• _DIRECTION_
Find each line with the string "seaborn" and copy it.

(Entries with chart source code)

--------------------------------------------------

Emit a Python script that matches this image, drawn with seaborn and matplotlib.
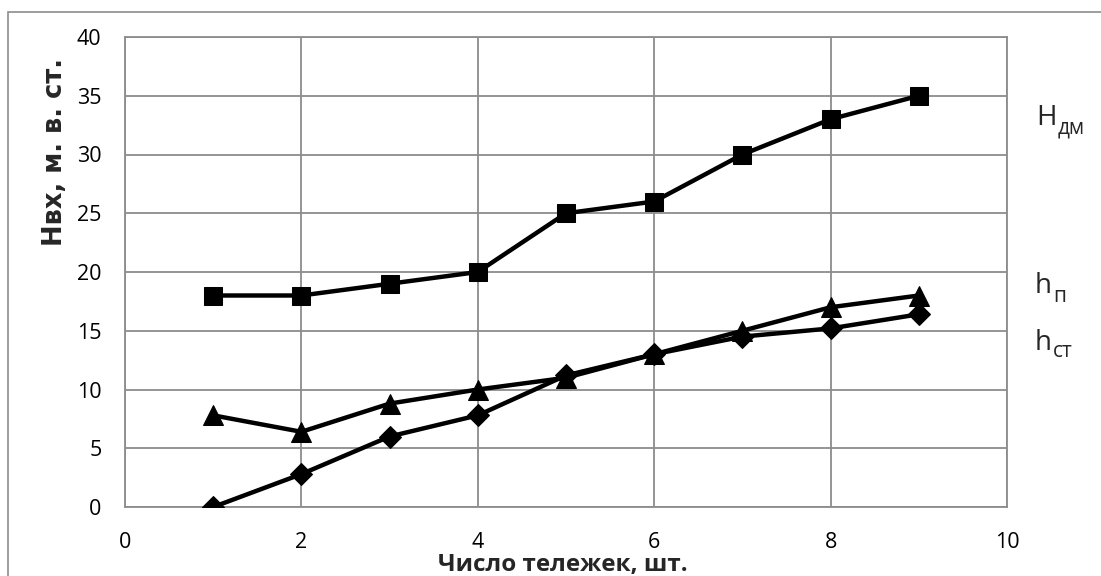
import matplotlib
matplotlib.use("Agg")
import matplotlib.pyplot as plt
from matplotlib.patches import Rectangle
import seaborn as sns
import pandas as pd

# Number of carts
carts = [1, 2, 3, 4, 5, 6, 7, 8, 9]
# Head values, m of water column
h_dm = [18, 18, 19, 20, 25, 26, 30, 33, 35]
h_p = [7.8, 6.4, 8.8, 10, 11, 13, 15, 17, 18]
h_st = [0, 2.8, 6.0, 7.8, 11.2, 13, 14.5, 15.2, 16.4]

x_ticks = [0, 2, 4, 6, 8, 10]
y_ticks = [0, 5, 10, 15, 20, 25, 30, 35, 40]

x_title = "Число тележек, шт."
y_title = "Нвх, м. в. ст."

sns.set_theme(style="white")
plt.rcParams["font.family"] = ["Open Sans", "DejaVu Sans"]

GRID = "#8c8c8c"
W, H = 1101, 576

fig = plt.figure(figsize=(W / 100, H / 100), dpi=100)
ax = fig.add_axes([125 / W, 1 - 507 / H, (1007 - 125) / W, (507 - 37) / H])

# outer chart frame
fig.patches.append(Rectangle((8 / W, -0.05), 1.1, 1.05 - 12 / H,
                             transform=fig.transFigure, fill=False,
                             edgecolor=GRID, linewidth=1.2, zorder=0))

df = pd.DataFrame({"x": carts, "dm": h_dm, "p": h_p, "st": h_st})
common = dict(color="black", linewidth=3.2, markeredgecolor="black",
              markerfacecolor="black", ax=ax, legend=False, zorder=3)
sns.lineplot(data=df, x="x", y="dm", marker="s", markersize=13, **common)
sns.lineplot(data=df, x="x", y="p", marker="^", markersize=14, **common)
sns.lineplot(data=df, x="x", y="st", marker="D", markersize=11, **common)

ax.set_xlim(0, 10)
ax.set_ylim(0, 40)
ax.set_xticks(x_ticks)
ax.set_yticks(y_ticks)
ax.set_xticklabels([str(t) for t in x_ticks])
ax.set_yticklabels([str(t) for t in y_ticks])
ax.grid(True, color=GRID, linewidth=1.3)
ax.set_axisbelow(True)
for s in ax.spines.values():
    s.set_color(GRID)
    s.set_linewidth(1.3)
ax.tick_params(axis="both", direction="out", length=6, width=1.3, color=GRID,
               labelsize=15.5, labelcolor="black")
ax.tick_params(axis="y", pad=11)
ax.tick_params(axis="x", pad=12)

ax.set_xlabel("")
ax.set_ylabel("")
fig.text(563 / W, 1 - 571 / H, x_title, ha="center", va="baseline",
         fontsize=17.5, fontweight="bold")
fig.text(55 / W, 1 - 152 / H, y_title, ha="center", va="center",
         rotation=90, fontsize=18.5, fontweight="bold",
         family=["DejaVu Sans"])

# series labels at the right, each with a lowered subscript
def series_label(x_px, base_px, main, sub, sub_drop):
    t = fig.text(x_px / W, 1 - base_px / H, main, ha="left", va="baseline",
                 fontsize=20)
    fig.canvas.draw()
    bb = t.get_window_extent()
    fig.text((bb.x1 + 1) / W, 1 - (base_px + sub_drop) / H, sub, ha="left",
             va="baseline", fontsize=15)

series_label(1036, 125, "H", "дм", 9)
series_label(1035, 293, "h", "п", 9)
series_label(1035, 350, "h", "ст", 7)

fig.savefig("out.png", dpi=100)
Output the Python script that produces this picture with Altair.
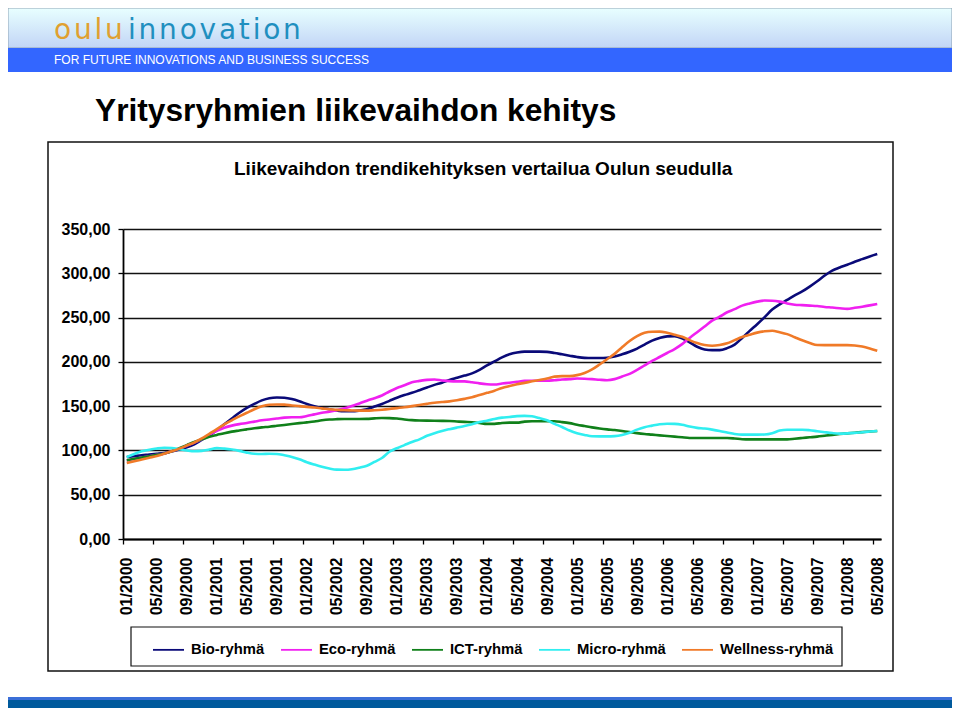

--------------------------------------------------

• _THE COMPLETED TASK_
Emit a Python script that matches this image, drawn with seaborn and matplotlib.
import seaborn as sns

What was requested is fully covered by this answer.